▶ [Work to do]: Write out, word for word, every line from the first one through the line that holds "from matplotlib.patches import Rectangle", and nothing else; skip the pictures.

▶ [Supplied information]:
========
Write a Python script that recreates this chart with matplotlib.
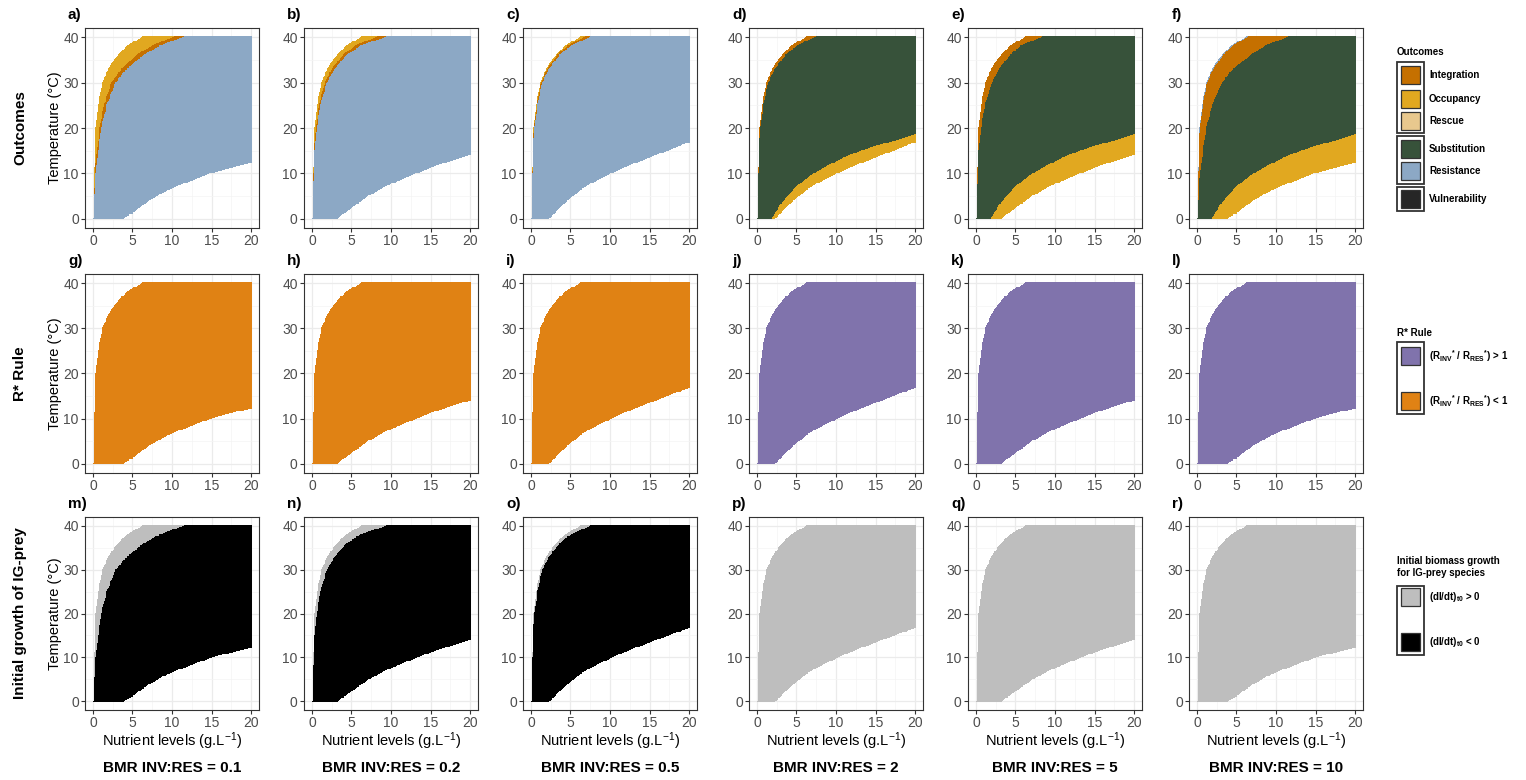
import numpy as np
import matplotlib

matplotlib.use("Agg")
import matplotlib.pyplot as plt
from matplotlib.colors import ListedColormap, BoundaryNorm
from matplotlib.patches import Rectangle

plt.rcParams["font.family"] = ["Liberation Sans", "DejaVu Sans"]
plt.rcParams["mathtext.fontset"] = "custom"
plt.rcParams["mathtext.rm"] = "Liberation Sans"
plt.rcParams["mathtext.bf"] = "Liberation Sans:bold"
plt.rcParams["mathtext.it"] = "Liberation Sans:italic"

W, H = 1526, 780

BMR_RATIOS = ["0.1", "0.2", "0.5", "2", "5", "10"]
PANEL_TAGS = "abcdefghijklmnopqr"
ROW_TITLES = ["Outcomes", "R* Rule", "Initial growth of IG-prey"]

# left-hand boundaries: nutrient level (g/L) of the curve at each temperature node
LEFT_T = [0, 5, 10, 15, 20, 25, 30, 33, 36, 38, 40]
LEFT_OUTER = [0.0, 0.03, 0.08, 0.16, 0.3, 0.6, 1.15, 1.9, 3.1, 4.3, 6.2]
LEFT_OCC_01 = [0.0, 0.05, 0.2, 0.45, 0.8, 1.35, 2.3, 3.6, 5.5, 7.4, 10.2]
LEFT_INT_01 = [0.0, 0.08, 0.3, 0.6, 1.0, 1.7, 2.8, 4.3, 6.4, 8.4, 11.5]
LEFT_OCC_02 = [0.0, 0.03, 0.1, 0.24, 0.45, 0.85, 1.6, 2.5, 3.9, 5.4, 8.2]
LEFT_INT_02 = [0.0, 0.04, 0.13, 0.3, 0.55, 1.0, 1.85, 2.85, 4.4, 6.1, 9.4]
LEFT_OCC_05 = [0.0, 0.03, 0.09, 0.18, 0.34, 0.67, 1.25, 2.05, 3.3, 4.6, 6.8]
LEFT_INT_05 = [0.0, 0.03, 0.1, 0.2, 0.38, 0.75, 1.4, 2.25, 3.6, 5.0, 7.5]
LEFT_INT_2 = [0.0, 0.03, 0.1, 0.2, 0.38, 0.75, 1.4, 2.25, 3.6, 5.0, 7.4]
LEFT_INT_5 = [0.0, 0.05, 0.15, 0.3, 0.6, 1.1, 2.0, 2.9, 4.3, 5.6, 8.4]
LEFT_RES_10 = [0.0, 0.03, 0.09, 0.18, 0.34, 0.66, 1.25, 2.05, 3.3, 4.5, 6.4]
LEFT_INT_10 = [0.0, 0.12, 0.35, 0.7, 1.15, 1.9, 3.1, 4.6, 6.8, 8.6, 11.5]

# lower boundaries: temperature (°C) of the curve at each nutrient node
BOT_01_N = [0, 3.9, 5, 7.1, 9.2, 11.3, 13.4, 15.5, 17.6, 20]
BOT_01_T = [0, 0, 1.3, 4.0, 6.1, 7.6, 9.0, 10.3, 11.2, 12.2]
BOT_02_N = [0, 3.2, 5, 7.1, 9.2, 11.3, 13.4, 15.5, 17.6, 20]
BOT_02_T = [0, 0, 2.4, 5.0, 7.0, 8.6, 10.1, 11.5, 12.7, 14.0]
BOT_05_N = [0, 2.3, 3.5, 4.6, 6.7, 8.8, 10.9, 13.0, 15.2, 17.3, 20]
BOT_05_T = [0, 0, 2.2, 4.0, 6.9, 8.8, 10.6, 12.1, 13.6, 15.0, 16.8]
BOT_SUB_N = [0, 1.8, 3, 5, 7, 9, 11, 13, 15, 17.5, 20]
BOT_SUB_T = [0, 0, 3.4, 7.2, 9.8, 11.8, 13.5, 14.9, 16.0, 17.2, 18.5]

COL_BOTTOM = [(BOT_01_N, BOT_01_T), (BOT_02_N, BOT_02_T), (BOT_05_N, BOT_05_T),
              (BOT_05_N, BOT_05_T), (BOT_02_N, BOT_02_T), (BOT_01_N, BOT_01_T)]
COL_LEFT_OCC = [LEFT_OCC_01, LEFT_OCC_02, LEFT_OCC_05, None, None, None]
COL_LEFT_INT = [LEFT_INT_01, LEFT_INT_02, LEFT_INT_05, LEFT_INT_2, LEFT_INT_5, LEFT_INT_10]

# category codes -> colours
OUTCOME_LABELS = ["Integration", "Occupancy", "Rescue", "Substitution", "Resistance", "Vulnerability"]
OUTCOME_COLORS = ["#C57000", "#E1A820", "#E8C88E", "#37523A", "#8CA8C5", "#262626"]
RSTAR_COLORS = ["#8073AC", "#E08214"]
GROWTH_COLORS = ["#BEBEBE", "#000000"]
ALL_COLORS = OUTCOME_COLORS + RSTAR_COLORS + GROWTH_COLORS
INT, OCC, RSC, SUB, RES, VUL, RGT, RLT, GPOS, GNEG = range(10)

N_STEP, T_STEP = 0.1, 0.2
N_GRID = np.arange(0, 20 + 1e-9, N_STEP)
T_GRID = np.arange(0, 40 + 1e-9, T_STEP)
NN, TT = np.meshgrid(N_GRID, T_GRID)


def left_of(curve):
    return NN < np.interp(TT, LEFT_T, curve)


def below(cn, ct):
    return TT < np.interp(NN, cn, ct)


def panel_grid(row, col):
    bn, bt = COL_BOTTOM[col]
    outside = left_of(LEFT_OUTER) | below(bn, bt)
    g = np.zeros(NN.shape, dtype=float)
    if row == 0:
        if col < 3:
            g[:] = RES
            g[left_of(COL_LEFT_INT[col])] = INT
            g[left_of(COL_LEFT_OCC[col])] = OCC
        else:
            g[:] = SUB
            g[below(BOT_SUB_N, BOT_SUB_T)] = OCC
            g[left_of(COL_LEFT_INT[col])] = INT
            if col == 5:
                g[left_of(LEFT_RES_10)] = RES
    elif row == 1:
        g[:] = RLT if col < 3 else RGT
    else:
        if col < 3:
            g[:] = GNEG
            g[left_of(COL_LEFT_INT[col])] = GPOS
        else:
            g[:] = GPOS
    return np.ma.masked_where(outside, g)


cmap = ListedColormap(ALL_COLORS)
norm = BoundaryNorm(np.arange(-0.5, len(ALL_COLORS) + 0.5), cmap.N)

COL_X0 = [85, 304, 523, 749, 968, 1189]
PANEL_W = 174
ROW_Y = [(28, 228), (274, 473), (517, 710)]

fig = plt.figure(figsize=(W / 100, H / 100), dpi=100)
fig.patch.set_facecolor("white")

for r in range(3):
    for c in range(6):
        y0, y1 = ROW_Y[r]
        x0 = COL_X0[c]
        ax = fig.add_axes([x0 / W, 1 - y1 / H, PANEL_W / W, (y1 - y0) / H])
        ax.set_axisbelow(True)
        ax.imshow(panel_grid(r, c), cmap=cmap, norm=norm, origin="lower", aspect="auto",
                  interpolation="nearest", zorder=1,
                  extent=[-N_STEP / 2, 20 + N_STEP / 2, -T_STEP / 2, 40 + T_STEP / 2])
        ax.set_xlim(-1, 21)
        ax.set_ylim(-2, 42)
        ax.set_xticks([0, 5, 10, 15, 20])
        ax.set_yticks([0, 10, 20, 30, 40])
        ax.set_xticks([2.5, 7.5, 12.5, 17.5], minor=True)
        ax.set_yticks([5, 15, 25, 35], minor=True)
        ax.grid(which="major", color="#EBEBEB", linewidth=0.9)
        ax.grid(which="minor", color="#F4F4F4", linewidth=0.5)
        ax.tick_params(which="major", length=3, width=0.8, color="#333333",
                       labelcolor="#4D4D4D", labelsize=10, pad=1.5)
        ax.tick_params(which="minor", length=0)
        for s in ax.spines.values():
            s.set_color("#333333")
            s.set_linewidth(0.8)
        fig.text((x0 - 17) / W, 1 - (y0 - 13) / H, PANEL_TAGS[r * 6 + c] + ")",
                 fontsize=11, fontweight="bold", ha="left", va="center")
        if c == 0:
            fig.text(55 / W, 1 - (y0 + y1) / 2 / H, "Temperature (°C)", rotation=90,
                     fontsize=10.5, ha="center", va="center")
            fig.text(20 / W, 1 - (y0 + y1) / 2 / H, ROW_TITLES[r], rotation=90,
                     fontsize=11, fontweight="bold", ha="center", va="center")
        if r == 2:
            cx = (x0 + PANEL_W / 2) / W
            fig.text(cx, 1 - 741 / H, "Nutrient levels (g.L$^{-1}$)", fontsize=10.5,
                     ha="center", va="center")
            fig.text(cx, 1 - 768 / H, "BMR INV:RES = " + BMR_RATIOS[c], fontsize=11,
                     fontweight="bold", ha="center", va="center")

# legends, drawn in pixel space
lg = fig.add_axes([0, 0, 1, 1], zorder=5)
lg.set_xlim(0, W)
lg.set_ylim(H, 0)
lg.axis("off")
lg.patch.set_alpha(0)

BOX_X, KEY_X, TXT_X = 1397, 1401, 1429


def box(y0, y1):
    lg.add_patch(Rectangle((BOX_X, y0), 27, y1 - y0, fill=False, ec="#333333", lw=1.3))


def key(yc, color, label):
    lg.add_patch(Rectangle((KEY_X, yc - 9), 19, 18, fc=color, ec="#333333", lw=0.9))
    lg.text(TXT_X, yc, label, fontsize=7, fontweight="bold", ha="left", va="center")


lg.text(BOX_X, 52, "Outcomes", fontsize=7, fontweight="bold", ha="left", va="center")
box(62, 133)
box(136, 184)
box(187, 211)
for yc, lab, colr in zip([75, 99, 121, 149, 171, 199], OUTCOME_LABELS, OUTCOME_COLORS):
    key(yc, colr, lab)

lg.text(BOX_X, 333, "R* Rule", fontsize=7, fontweight="bold", ha="left", va="center")
box(342, 414)
key(356, RSTAR_COLORS[0], r"$\mathbf{(R_{INV}{}^{*}\ /\ R_{RES}{}^{*})}$ > 1")
key(401, RSTAR_COLORS[1], r"$\mathbf{(R_{INV}{}^{*}\ /\ R_{RES}{}^{*})}$ < 1")

lg.text(BOX_X, 561, "Initial biomass growth", fontsize=7, fontweight="bold", ha="left", va="center")
lg.text(BOX_X, 573, "for IG-prey species", fontsize=7, fontweight="bold", ha="left", va="center")
box(586, 655)
key(597, GROWTH_COLORS[0], r"$\mathbf{(dI/dt)_{t0}}$ > 0")
key(642, GROWTH_COLORS[1], r"$\mathbf{(dI/dt)_{t0}}$ < 0")

fig.savefig("out.png", dpi=100, facecolor="white")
========
▶ [Task result]:
Write a Python script that recreates this chart with matplotlib.
import numpy as np
import matplotlib

matplotlib.use("Agg")
import matplotlib.pyplot as plt
from matplotlib.colors import ListedColormap, BoundaryNorm
from matplotlib.patches import Rectangle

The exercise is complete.